Entries taken from a collection:
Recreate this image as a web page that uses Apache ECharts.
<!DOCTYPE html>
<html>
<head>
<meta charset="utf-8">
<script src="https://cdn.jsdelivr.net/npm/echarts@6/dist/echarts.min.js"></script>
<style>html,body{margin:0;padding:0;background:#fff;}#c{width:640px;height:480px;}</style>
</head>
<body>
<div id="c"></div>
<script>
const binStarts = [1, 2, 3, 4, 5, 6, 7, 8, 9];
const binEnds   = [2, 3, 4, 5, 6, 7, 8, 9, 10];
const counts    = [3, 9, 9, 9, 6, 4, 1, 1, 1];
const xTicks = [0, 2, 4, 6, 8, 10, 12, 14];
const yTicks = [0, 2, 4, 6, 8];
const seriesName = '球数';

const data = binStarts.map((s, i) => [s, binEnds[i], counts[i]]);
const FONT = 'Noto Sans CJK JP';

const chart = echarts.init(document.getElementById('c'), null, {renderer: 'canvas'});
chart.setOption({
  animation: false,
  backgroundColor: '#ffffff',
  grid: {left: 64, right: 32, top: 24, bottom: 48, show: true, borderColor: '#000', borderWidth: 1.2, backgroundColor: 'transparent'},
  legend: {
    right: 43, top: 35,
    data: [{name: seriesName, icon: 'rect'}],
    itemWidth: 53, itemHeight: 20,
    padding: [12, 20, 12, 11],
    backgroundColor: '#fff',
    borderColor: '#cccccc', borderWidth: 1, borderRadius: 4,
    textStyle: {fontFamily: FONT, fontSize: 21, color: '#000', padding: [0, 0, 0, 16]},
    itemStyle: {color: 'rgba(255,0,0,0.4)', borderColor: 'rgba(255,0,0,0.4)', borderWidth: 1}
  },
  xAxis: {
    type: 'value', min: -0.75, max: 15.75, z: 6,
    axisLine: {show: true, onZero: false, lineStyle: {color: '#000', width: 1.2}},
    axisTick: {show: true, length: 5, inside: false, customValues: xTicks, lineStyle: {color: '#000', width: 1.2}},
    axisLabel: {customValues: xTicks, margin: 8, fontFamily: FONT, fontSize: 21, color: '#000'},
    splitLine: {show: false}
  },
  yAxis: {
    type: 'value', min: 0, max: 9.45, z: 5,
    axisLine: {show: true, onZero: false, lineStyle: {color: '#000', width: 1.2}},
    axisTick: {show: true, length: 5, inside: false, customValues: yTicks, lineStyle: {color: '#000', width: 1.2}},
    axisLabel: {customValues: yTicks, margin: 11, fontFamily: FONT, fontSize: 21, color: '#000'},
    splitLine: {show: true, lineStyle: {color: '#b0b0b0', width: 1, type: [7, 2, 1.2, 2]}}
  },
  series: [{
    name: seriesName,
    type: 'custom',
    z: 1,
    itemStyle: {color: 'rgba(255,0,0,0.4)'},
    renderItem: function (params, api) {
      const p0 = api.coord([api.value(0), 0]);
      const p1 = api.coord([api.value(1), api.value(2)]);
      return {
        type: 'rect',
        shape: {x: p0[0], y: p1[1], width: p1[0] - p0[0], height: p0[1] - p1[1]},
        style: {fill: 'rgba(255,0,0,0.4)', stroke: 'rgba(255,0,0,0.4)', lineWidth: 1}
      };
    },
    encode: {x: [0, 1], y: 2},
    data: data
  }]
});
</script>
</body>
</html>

---

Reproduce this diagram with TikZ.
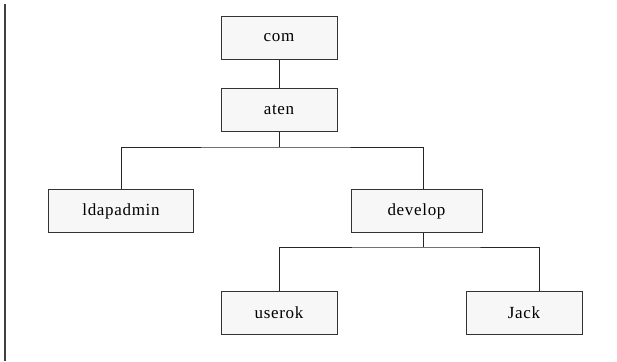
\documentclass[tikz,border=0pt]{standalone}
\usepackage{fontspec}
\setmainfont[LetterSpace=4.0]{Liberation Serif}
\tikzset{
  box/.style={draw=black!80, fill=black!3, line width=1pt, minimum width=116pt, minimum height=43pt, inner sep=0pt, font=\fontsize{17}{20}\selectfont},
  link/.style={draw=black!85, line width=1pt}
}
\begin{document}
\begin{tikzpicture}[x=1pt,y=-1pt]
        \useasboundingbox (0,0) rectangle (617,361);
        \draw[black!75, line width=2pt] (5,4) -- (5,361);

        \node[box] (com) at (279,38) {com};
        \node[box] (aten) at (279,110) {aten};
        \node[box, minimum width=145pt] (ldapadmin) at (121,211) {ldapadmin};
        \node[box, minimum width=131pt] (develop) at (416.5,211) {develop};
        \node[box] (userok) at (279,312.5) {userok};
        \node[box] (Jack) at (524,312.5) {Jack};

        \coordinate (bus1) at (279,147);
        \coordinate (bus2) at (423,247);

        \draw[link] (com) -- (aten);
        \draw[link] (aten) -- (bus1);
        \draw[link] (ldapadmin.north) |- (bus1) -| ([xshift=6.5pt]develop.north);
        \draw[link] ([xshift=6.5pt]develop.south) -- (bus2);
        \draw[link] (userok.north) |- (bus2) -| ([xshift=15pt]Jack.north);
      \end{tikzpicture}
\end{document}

* [Task instructions]: Nothing but the lines from the one with "Recreate this image" through the one with "const FONT = 'Noto Sans CJK JP';" should be retyped; include both and keep them exact.

* [The answer]:
Recreate this image as a web page that uses Apache ECharts.
<!DOCTYPE html>
<html>
<head>
<meta charset="utf-8">
<script src="https://cdn.jsdelivr.net/npm/echarts@6/dist/echarts.min.js"></script>
<style>html,body{margin:0;padding:0;background:#fff;}#c{width:640px;height:480px;}</style>
</head>
<body>
<div id="c"></div>
<script>
const binStarts = [1, 2, 3, 4, 5, 6, 7, 8, 9];
const binEnds   = [2, 3, 4, 5, 6, 7, 8, 9, 10];
const counts    = [3, 9, 9, 9, 6, 4, 1, 1, 1];
const xTicks = [0, 2, 4, 6, 8, 10, 12, 14];
const yTicks = [0, 2, 4, 6, 8];
const seriesName = '球数';

const data = binStarts.map((s, i) => [s, binEnds[i], counts[i]]);
const FONT = 'Noto Sans CJK JP';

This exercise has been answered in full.